◆ Short task: From the top of the records below, return each line exactly, ending with the line that contains "Y_TICKS = [0, 50000, 100000, 150000, 200000, 250000, 300000]".

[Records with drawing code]

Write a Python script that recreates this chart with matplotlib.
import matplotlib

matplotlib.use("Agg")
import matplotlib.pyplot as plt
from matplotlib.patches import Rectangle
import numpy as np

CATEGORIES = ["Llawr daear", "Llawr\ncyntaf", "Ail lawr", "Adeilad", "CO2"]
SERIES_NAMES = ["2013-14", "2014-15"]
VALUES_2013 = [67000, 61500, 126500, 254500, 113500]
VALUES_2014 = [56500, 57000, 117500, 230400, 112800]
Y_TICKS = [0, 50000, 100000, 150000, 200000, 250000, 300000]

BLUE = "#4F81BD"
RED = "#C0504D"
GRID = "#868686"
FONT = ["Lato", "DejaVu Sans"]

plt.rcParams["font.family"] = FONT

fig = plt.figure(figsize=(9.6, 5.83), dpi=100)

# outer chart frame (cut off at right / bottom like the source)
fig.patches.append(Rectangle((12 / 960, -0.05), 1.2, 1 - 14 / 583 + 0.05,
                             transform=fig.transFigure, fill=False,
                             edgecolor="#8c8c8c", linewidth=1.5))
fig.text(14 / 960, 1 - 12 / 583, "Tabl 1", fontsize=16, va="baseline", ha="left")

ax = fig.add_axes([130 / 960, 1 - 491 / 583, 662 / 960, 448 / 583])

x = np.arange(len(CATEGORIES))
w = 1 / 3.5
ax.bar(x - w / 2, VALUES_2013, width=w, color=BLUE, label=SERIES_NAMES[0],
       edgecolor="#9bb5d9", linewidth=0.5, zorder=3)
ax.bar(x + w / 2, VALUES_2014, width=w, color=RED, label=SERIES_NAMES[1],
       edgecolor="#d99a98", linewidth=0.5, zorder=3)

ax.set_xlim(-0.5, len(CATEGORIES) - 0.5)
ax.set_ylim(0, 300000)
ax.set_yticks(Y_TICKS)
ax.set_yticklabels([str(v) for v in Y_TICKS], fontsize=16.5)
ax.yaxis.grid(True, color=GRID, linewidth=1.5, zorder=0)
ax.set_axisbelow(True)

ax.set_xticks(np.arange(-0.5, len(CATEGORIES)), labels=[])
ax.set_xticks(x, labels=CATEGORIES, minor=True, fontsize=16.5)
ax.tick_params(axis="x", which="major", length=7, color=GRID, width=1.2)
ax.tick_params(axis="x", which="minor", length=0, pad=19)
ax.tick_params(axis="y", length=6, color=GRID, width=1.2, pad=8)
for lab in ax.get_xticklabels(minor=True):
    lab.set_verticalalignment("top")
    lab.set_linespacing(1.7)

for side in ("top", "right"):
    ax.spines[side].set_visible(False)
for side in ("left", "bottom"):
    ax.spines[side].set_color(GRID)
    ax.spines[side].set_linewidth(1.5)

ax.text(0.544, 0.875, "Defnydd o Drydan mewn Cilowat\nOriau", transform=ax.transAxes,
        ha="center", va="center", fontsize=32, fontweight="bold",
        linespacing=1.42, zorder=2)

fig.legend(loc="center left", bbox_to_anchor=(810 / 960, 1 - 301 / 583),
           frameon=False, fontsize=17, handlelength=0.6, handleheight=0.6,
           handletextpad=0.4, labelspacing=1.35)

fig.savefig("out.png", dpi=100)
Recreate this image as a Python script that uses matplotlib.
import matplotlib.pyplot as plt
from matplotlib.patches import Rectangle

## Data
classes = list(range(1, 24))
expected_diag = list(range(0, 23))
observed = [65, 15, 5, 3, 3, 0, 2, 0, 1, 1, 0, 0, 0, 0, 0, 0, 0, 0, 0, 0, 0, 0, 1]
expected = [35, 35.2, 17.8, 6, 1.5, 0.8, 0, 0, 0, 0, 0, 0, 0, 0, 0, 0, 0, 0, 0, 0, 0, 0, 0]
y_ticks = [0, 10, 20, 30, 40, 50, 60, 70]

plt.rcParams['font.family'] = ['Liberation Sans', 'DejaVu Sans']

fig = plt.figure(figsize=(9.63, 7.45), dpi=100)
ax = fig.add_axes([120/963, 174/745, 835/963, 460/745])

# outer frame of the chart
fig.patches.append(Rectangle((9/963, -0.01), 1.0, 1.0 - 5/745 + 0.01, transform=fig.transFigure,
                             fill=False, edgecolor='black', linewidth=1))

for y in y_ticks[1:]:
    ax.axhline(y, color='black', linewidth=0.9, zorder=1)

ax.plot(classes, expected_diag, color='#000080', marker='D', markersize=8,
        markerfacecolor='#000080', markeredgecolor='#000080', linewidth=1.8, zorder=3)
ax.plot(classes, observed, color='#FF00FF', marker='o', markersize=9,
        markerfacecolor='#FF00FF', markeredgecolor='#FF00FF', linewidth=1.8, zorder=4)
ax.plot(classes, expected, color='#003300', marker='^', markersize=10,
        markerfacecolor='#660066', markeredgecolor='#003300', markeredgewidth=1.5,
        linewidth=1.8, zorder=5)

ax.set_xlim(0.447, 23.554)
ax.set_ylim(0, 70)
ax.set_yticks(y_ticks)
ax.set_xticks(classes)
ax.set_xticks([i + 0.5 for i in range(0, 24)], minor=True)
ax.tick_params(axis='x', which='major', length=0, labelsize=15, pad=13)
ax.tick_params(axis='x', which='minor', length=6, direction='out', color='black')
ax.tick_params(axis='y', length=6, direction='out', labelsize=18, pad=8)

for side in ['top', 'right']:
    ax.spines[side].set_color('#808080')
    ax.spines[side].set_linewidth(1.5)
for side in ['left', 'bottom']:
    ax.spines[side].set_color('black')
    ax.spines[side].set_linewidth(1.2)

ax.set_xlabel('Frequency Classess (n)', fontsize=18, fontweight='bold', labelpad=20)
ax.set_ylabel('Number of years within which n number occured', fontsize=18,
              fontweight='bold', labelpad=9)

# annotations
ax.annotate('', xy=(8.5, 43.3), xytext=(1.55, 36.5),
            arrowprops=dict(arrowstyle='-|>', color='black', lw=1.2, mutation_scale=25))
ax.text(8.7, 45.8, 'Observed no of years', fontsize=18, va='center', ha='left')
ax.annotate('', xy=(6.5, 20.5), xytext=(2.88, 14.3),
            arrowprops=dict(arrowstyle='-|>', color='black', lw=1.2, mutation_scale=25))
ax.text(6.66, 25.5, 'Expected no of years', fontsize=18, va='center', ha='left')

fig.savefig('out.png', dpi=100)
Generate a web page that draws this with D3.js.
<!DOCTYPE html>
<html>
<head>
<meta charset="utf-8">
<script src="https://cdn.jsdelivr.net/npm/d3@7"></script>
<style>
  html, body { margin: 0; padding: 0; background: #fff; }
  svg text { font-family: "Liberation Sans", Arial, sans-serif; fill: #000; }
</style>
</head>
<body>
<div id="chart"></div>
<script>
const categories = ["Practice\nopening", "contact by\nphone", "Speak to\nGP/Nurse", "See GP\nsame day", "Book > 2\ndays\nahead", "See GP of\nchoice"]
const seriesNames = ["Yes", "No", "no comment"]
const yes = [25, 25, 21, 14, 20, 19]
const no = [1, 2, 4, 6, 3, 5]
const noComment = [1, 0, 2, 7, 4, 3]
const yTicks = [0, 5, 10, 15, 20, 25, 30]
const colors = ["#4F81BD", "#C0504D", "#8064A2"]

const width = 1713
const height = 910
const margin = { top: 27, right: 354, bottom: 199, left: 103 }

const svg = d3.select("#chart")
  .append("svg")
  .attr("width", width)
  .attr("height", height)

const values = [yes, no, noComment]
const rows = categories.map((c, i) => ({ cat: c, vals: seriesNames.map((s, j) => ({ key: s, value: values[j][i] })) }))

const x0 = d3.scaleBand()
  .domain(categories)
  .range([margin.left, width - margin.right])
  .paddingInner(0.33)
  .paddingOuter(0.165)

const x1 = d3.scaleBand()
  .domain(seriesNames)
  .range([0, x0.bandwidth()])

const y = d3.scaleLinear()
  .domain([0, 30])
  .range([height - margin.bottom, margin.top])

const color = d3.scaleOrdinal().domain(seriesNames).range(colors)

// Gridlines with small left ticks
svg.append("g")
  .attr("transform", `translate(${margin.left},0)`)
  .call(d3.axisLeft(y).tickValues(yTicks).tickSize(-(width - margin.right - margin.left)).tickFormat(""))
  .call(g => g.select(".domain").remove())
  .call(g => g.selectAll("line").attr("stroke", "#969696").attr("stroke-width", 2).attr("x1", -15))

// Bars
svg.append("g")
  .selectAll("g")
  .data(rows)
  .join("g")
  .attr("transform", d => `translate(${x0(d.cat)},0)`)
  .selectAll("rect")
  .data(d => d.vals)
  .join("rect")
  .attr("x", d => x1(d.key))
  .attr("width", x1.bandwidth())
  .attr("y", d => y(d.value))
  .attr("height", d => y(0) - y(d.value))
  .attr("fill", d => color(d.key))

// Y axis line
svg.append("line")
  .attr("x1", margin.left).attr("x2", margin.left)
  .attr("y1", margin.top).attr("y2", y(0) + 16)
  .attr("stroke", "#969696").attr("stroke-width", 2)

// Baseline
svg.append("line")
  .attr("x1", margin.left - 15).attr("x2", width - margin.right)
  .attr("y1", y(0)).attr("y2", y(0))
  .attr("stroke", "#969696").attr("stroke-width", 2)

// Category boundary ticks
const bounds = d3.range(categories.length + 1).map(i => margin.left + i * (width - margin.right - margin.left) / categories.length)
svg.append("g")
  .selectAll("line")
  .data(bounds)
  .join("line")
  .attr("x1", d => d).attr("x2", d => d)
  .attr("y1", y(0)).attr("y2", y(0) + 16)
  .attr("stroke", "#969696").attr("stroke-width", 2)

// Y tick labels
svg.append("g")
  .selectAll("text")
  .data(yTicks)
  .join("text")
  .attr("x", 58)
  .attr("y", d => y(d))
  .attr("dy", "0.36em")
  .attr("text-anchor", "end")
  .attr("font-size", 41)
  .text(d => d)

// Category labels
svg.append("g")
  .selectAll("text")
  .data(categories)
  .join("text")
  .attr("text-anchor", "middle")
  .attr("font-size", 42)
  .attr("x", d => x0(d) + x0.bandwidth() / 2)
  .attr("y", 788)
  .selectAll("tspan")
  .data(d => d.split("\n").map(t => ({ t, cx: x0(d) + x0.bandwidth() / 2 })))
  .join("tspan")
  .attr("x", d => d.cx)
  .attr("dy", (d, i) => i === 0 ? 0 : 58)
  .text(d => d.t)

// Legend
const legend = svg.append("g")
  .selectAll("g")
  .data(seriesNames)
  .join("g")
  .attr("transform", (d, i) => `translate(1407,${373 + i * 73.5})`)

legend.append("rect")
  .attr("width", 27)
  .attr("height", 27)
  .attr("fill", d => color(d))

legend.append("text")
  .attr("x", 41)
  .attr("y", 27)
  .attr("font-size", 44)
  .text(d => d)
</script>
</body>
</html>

◆ Finished answer:
Write a Python script that recreates this chart with matplotlib.
import matplotlib

matplotlib.use("Agg")
import matplotlib.pyplot as plt
from matplotlib.patches import Rectangle
import numpy as np

CATEGORIES = ["Llawr daear", "Llawr\ncyntaf", "Ail lawr", "Adeilad", "CO2"]
SERIES_NAMES = ["2013-14", "2014-15"]
VALUES_2013 = [67000, 61500, 126500, 254500, 113500]
VALUES_2014 = [56500, 57000, 117500, 230400, 112800]
Y_TICKS = [0, 50000, 100000, 150000, 200000, 250000, 300000]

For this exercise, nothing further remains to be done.